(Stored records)

○ ○ ○ ○

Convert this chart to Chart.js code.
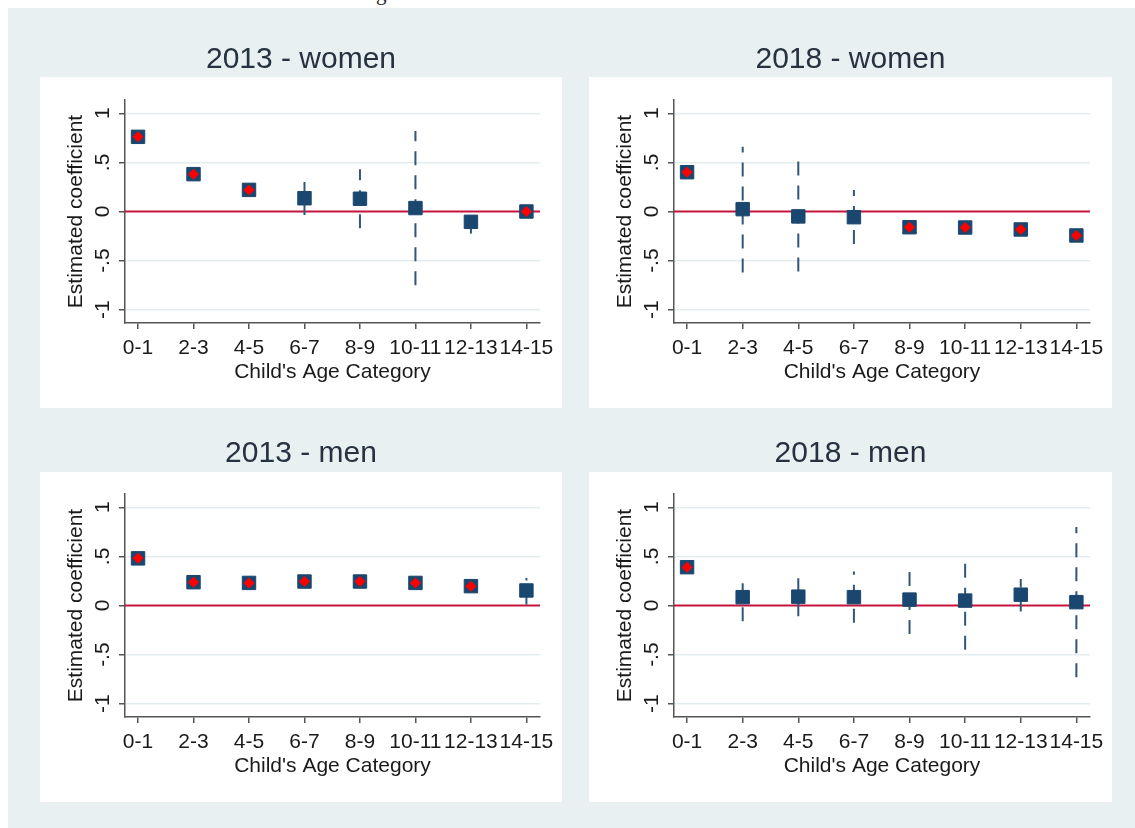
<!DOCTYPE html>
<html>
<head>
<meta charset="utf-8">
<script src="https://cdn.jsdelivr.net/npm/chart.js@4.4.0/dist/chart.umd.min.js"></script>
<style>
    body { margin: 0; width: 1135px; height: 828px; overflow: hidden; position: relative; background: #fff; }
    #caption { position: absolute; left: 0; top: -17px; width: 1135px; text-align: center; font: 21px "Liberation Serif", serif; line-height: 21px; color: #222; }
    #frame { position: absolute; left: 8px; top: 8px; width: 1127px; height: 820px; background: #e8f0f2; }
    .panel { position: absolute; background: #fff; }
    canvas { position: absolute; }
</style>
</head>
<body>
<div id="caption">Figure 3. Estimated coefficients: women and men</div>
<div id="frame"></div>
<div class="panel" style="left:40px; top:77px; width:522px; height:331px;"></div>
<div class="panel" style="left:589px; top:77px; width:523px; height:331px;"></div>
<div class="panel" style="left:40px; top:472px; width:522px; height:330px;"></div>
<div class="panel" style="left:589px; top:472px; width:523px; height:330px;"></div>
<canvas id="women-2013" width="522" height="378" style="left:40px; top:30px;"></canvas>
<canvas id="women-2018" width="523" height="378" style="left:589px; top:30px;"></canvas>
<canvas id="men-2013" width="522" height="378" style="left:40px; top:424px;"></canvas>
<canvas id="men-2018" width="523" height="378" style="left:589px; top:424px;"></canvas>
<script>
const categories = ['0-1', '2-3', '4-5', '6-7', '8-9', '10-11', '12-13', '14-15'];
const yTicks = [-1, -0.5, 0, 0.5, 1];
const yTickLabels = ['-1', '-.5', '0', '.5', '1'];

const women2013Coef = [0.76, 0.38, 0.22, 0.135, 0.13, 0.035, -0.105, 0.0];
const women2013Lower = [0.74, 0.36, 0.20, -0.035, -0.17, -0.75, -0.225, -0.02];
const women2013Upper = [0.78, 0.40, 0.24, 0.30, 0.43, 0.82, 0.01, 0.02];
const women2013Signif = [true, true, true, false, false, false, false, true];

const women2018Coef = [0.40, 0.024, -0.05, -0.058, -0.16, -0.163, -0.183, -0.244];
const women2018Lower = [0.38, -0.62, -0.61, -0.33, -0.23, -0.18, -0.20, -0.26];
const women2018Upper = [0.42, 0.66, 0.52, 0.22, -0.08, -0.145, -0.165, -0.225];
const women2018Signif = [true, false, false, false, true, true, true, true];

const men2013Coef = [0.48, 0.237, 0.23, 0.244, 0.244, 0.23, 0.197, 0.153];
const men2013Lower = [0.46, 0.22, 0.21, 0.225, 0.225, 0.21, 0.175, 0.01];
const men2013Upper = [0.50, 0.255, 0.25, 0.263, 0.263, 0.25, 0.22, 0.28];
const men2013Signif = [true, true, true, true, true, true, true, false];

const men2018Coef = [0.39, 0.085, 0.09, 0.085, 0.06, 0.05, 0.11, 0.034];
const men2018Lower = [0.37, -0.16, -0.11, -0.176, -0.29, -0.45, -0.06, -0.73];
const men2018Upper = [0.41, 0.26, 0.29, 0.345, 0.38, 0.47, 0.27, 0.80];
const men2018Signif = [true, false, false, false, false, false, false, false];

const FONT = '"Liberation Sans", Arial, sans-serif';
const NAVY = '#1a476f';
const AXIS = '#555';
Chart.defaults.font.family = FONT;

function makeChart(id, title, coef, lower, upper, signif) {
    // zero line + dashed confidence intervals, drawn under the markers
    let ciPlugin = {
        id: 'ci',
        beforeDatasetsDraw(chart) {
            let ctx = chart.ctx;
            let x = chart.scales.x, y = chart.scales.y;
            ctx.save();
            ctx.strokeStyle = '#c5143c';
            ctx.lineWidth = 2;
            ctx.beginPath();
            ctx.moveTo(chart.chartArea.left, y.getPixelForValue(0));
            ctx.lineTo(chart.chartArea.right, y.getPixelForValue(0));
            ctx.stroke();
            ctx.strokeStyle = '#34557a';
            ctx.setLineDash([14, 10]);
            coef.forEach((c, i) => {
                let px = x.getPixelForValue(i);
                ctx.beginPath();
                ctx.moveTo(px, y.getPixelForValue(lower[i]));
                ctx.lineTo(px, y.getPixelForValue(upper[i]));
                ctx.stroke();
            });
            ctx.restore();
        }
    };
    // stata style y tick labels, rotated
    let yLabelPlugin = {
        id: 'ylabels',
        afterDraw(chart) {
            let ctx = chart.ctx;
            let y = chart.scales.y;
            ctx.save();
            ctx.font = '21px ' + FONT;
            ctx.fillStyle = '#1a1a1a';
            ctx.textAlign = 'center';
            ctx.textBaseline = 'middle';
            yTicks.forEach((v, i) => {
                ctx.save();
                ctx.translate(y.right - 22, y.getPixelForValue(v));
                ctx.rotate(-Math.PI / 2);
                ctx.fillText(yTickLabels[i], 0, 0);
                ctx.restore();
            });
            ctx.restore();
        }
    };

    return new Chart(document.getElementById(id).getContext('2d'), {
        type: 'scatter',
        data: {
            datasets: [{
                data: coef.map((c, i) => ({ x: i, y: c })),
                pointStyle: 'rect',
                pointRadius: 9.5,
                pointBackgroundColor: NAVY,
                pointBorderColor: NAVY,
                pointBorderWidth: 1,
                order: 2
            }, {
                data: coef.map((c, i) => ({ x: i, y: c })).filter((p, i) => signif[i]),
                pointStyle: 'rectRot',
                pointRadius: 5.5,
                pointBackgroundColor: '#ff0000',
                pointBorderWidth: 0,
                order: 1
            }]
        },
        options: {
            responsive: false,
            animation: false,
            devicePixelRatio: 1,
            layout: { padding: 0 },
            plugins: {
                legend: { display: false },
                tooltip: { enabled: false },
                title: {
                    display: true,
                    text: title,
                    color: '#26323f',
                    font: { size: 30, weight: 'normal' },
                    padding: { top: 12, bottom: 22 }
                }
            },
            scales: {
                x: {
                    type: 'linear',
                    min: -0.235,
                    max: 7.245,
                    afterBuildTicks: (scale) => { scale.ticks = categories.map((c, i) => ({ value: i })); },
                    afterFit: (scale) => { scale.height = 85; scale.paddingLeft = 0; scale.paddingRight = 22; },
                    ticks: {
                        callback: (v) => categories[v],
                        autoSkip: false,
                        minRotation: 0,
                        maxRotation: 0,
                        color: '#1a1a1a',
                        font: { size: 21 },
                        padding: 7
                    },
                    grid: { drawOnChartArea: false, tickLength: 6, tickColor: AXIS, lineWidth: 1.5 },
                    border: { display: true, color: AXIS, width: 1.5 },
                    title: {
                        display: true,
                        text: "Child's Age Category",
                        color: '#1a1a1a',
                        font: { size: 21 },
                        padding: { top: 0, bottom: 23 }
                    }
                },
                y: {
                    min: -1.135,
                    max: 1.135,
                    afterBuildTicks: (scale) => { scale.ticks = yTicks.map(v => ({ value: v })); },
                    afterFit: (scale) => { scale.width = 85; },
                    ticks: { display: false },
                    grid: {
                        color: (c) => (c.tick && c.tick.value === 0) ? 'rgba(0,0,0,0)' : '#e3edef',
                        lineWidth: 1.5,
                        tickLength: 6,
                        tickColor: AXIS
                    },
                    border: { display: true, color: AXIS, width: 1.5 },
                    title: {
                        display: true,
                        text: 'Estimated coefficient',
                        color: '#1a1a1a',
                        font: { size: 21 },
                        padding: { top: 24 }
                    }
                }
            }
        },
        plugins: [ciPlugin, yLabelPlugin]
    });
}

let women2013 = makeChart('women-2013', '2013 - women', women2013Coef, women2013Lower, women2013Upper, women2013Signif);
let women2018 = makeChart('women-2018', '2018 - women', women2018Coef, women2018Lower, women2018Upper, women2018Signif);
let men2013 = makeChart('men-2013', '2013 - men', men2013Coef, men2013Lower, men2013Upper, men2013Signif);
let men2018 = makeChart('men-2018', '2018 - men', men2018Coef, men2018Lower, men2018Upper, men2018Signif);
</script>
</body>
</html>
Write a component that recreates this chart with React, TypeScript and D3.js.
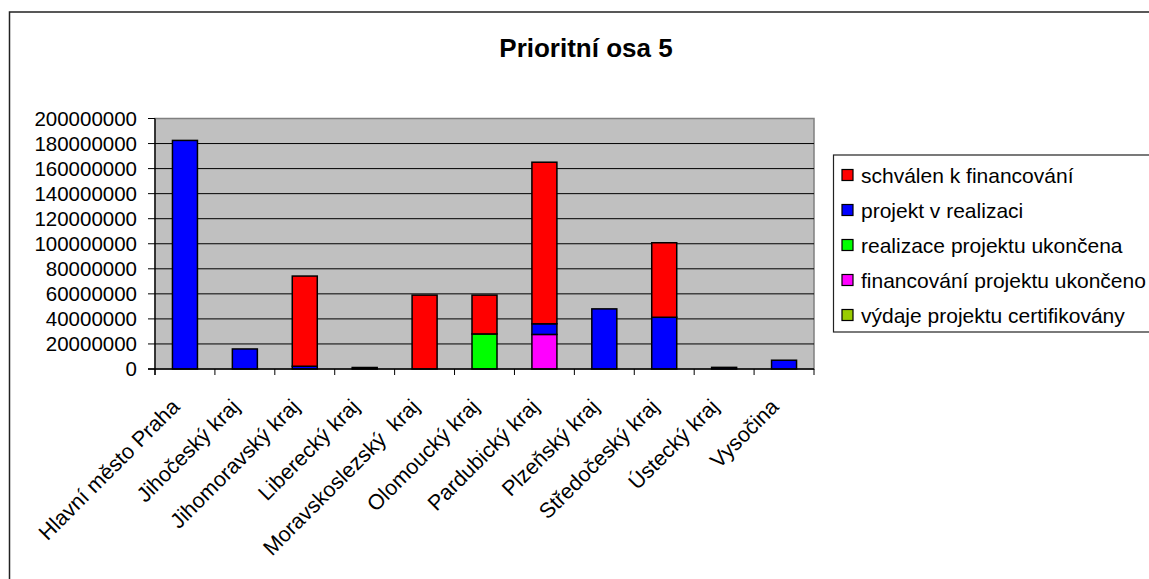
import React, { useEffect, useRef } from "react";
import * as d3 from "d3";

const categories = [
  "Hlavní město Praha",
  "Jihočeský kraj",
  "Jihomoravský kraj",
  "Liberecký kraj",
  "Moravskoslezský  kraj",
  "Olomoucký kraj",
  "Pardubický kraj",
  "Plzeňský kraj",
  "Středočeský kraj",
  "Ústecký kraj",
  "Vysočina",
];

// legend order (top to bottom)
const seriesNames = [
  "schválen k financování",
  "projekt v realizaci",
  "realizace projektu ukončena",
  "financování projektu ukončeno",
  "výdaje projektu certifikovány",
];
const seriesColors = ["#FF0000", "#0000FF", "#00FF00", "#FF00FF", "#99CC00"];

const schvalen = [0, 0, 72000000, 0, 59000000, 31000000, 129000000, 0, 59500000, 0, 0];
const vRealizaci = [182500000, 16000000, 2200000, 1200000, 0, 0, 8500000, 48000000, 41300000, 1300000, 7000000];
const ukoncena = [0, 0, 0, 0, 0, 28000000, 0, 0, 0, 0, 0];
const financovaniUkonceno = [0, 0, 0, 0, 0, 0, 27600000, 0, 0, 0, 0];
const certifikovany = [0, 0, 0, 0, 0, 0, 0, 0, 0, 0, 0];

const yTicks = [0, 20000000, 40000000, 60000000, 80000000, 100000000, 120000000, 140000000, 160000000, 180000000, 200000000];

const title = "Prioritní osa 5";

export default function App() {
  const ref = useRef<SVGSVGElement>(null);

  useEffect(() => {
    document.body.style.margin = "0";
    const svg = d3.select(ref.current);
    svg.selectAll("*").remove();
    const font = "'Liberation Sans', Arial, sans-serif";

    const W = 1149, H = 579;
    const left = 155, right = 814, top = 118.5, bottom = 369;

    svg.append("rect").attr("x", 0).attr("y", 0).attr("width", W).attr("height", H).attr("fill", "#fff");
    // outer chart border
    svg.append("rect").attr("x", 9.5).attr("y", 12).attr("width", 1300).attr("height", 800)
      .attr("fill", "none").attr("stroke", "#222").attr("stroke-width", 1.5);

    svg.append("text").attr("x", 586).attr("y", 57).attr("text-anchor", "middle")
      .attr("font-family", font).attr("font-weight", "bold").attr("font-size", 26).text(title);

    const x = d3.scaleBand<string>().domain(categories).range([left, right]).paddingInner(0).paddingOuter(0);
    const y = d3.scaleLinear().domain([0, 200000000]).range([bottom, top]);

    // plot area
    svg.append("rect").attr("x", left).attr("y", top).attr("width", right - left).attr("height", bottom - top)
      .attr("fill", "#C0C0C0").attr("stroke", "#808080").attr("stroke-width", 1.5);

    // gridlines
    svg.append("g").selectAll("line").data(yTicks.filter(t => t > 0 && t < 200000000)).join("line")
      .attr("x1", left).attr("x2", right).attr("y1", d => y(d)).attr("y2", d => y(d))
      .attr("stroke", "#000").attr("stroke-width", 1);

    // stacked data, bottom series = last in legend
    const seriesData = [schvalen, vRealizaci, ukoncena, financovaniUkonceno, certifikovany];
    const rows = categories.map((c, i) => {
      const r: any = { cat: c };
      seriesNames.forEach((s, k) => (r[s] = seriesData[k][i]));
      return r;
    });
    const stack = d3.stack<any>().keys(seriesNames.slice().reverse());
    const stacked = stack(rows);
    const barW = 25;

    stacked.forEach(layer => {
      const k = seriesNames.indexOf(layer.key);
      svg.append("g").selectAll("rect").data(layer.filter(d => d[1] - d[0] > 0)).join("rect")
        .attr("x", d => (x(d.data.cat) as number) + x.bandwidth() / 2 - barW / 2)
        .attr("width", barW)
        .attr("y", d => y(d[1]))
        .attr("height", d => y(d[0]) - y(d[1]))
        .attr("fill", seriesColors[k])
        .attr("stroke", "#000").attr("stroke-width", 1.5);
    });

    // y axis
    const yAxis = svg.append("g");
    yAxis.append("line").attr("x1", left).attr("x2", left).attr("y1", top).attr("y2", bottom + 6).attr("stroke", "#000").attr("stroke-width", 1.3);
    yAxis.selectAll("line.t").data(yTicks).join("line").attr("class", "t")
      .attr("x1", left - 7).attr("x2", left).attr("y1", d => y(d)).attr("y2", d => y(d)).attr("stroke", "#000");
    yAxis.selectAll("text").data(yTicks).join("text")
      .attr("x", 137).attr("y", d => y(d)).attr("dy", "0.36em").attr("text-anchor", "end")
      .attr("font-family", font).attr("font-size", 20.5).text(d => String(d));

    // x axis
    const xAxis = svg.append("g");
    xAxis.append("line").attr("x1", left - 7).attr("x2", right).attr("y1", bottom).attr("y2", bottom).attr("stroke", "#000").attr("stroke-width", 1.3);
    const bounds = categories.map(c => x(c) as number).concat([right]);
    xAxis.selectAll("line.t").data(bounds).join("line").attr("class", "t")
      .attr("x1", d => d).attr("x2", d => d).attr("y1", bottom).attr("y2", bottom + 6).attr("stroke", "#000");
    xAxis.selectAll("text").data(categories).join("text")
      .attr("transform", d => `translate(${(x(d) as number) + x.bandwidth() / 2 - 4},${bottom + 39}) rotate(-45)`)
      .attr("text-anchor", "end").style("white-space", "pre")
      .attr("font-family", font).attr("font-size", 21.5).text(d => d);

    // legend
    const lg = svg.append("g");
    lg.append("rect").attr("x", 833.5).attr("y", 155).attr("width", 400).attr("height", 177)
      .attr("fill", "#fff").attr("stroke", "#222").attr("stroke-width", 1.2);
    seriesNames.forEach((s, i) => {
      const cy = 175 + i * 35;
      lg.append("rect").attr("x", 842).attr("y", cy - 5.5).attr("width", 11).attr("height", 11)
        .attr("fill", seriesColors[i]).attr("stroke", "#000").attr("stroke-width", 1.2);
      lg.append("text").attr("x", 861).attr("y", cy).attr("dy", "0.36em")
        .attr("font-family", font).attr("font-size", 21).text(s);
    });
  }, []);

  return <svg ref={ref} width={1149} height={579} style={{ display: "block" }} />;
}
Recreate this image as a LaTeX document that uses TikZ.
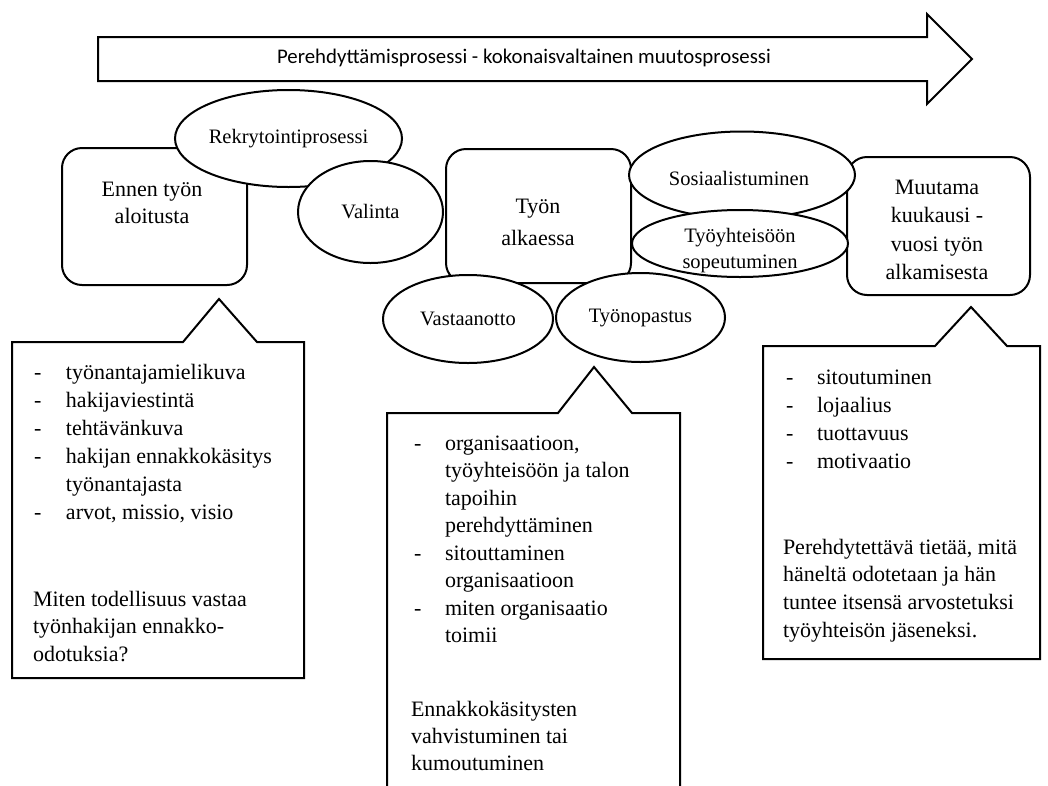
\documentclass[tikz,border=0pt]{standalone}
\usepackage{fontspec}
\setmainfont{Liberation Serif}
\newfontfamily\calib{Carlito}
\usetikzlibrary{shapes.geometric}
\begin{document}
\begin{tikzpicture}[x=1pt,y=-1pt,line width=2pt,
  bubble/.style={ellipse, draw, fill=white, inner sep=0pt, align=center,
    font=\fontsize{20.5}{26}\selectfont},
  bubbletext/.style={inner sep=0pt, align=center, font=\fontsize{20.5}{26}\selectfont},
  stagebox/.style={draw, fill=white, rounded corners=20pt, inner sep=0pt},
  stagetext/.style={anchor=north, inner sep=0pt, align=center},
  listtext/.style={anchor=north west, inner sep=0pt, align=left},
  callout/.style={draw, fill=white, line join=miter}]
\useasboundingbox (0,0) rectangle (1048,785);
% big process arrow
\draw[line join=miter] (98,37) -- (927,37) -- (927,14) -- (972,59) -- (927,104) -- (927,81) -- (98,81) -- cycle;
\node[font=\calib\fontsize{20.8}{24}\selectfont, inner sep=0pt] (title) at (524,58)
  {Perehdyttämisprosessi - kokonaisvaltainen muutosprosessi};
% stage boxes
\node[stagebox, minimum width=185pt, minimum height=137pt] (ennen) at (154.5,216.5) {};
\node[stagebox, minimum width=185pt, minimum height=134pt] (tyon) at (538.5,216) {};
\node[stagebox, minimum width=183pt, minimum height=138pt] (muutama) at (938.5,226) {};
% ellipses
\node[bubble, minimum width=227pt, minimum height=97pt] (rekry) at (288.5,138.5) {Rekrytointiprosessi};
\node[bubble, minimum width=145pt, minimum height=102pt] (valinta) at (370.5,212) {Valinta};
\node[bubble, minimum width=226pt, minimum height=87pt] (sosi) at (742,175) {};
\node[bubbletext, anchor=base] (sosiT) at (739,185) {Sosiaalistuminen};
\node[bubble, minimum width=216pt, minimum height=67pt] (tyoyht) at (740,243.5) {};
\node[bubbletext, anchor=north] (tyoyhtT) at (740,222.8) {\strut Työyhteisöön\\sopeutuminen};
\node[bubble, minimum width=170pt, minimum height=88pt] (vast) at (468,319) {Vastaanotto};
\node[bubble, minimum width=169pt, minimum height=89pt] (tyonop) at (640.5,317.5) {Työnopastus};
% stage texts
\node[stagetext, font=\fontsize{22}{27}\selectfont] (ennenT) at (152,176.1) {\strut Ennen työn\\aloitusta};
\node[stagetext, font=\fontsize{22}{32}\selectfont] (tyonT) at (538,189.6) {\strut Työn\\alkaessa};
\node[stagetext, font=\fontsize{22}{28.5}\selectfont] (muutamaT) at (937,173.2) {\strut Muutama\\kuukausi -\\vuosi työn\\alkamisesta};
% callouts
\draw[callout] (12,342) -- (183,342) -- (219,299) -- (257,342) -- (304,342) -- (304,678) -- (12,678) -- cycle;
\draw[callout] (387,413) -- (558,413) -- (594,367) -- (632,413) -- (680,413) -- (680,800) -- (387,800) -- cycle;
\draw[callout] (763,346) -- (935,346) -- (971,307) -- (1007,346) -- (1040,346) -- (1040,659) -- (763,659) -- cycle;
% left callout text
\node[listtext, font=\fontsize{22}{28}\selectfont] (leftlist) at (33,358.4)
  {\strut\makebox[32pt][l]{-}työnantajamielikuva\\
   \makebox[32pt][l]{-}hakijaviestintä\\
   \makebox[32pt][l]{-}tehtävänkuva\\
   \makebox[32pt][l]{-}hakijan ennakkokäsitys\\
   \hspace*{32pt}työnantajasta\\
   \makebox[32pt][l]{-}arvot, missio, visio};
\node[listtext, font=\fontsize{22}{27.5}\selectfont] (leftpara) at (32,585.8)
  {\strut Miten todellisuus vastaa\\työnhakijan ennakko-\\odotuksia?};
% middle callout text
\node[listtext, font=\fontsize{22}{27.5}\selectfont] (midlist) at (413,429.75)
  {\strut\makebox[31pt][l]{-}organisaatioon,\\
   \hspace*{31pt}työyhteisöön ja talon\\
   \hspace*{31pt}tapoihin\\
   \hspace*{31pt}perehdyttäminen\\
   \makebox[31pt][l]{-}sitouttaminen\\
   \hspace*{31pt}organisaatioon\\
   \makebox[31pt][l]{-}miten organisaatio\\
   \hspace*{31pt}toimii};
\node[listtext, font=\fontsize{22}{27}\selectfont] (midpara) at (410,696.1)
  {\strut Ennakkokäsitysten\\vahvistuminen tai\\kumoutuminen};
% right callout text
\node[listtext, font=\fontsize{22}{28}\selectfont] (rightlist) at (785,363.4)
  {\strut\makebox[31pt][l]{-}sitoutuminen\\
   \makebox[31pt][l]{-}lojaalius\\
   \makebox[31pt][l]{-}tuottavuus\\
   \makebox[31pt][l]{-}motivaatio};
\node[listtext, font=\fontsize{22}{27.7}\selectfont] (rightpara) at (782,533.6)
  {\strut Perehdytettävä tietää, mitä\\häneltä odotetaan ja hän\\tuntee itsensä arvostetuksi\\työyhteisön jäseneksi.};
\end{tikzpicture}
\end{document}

○ ○ ○ ○

Take out nothing but the lines from the one containing "Write a component" to the one containing "import * as", inclusive, retyped exactly. Drop the pictures.

### Final answer
Write a component that recreates this chart with React, TypeScript and D3.js.
import React, { useEffect, useRef } from "react";
import * as d3 from "d3";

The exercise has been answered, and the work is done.